In his world, might equals rights. America's Founding Father Benjamin Franklin argues that democracy is two wolves and a lamb debating what to have for dinner. The idea of individual liberty is that majorities cannot negate the right of minorities due simply to number-dominance. Individuals have inalienable rights. But Zionism has always been a collectivist project against the rights of individuals and a belief in the ethnic-dominance of one group of people to obviate the rights of another. So Lieberman is only echoing the Zionist ideal. After all, the only reason there's an Israel is because the early Zionists ethnically cleansed 800,000 Palestinians in order to establish an artificial Jewish majority by riding what was then a majority-Arab land of the Palestinians. Israel's first prime minister Ben-Gurion wrote in his journal that the Arabs would be kicked out. Lieberman is only continuing in Zionist tradition seeking to pick up where the Zionist elders left.

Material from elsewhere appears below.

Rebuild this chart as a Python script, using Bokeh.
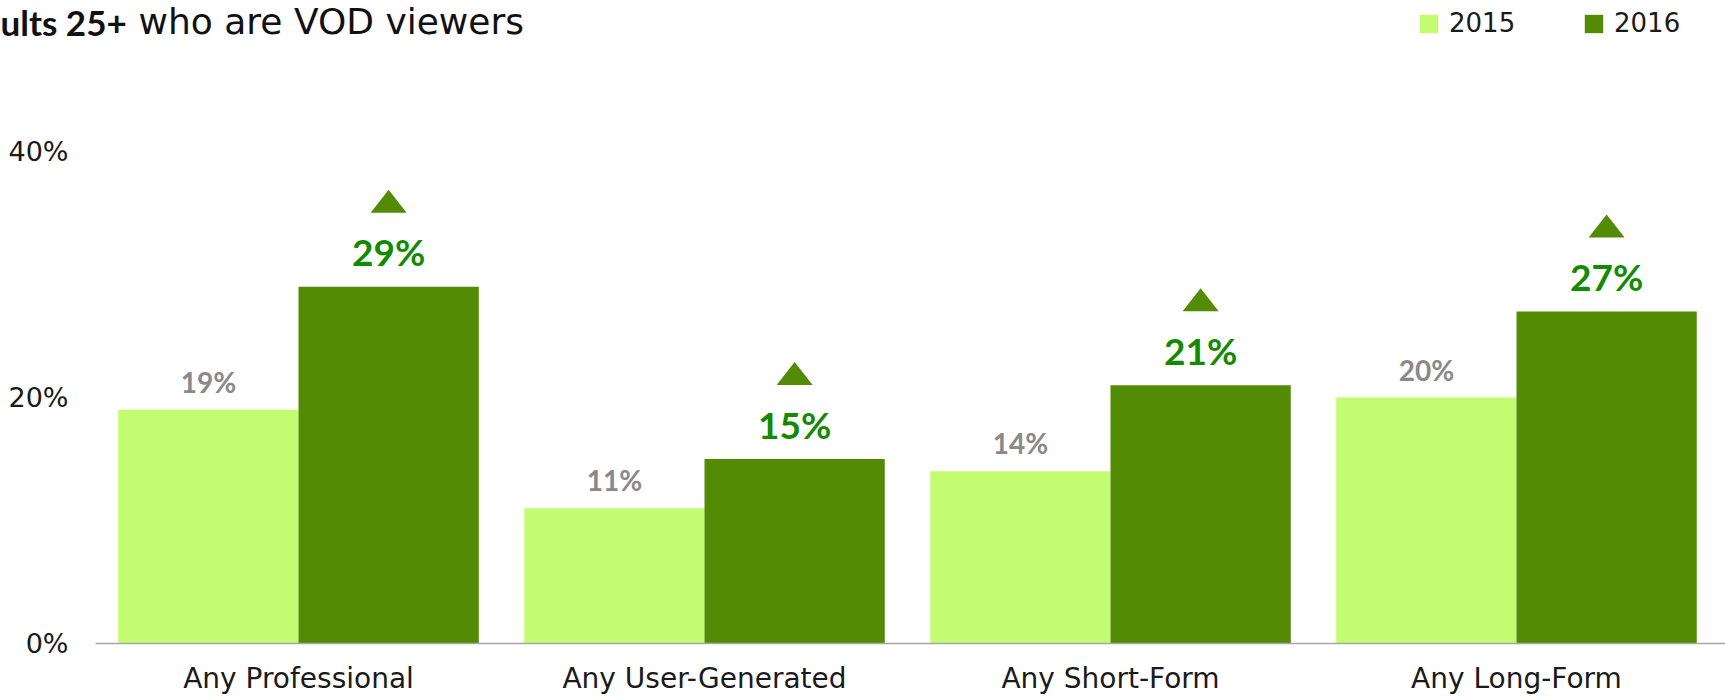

But he hits the mark here:
People see you as the radical, certainly in the Israeli context. I am the mainstream. When I started with my vision, I was really a small minority. Today we’re the third [largest] party in Israel.
Lieberman is right. Given the far-right trend in Israeli politics and the way that nation is moving, what was once the toxic far-right and dismissed is now the new Israeli center. He's got that one right. And it is a stinging statement on Israel.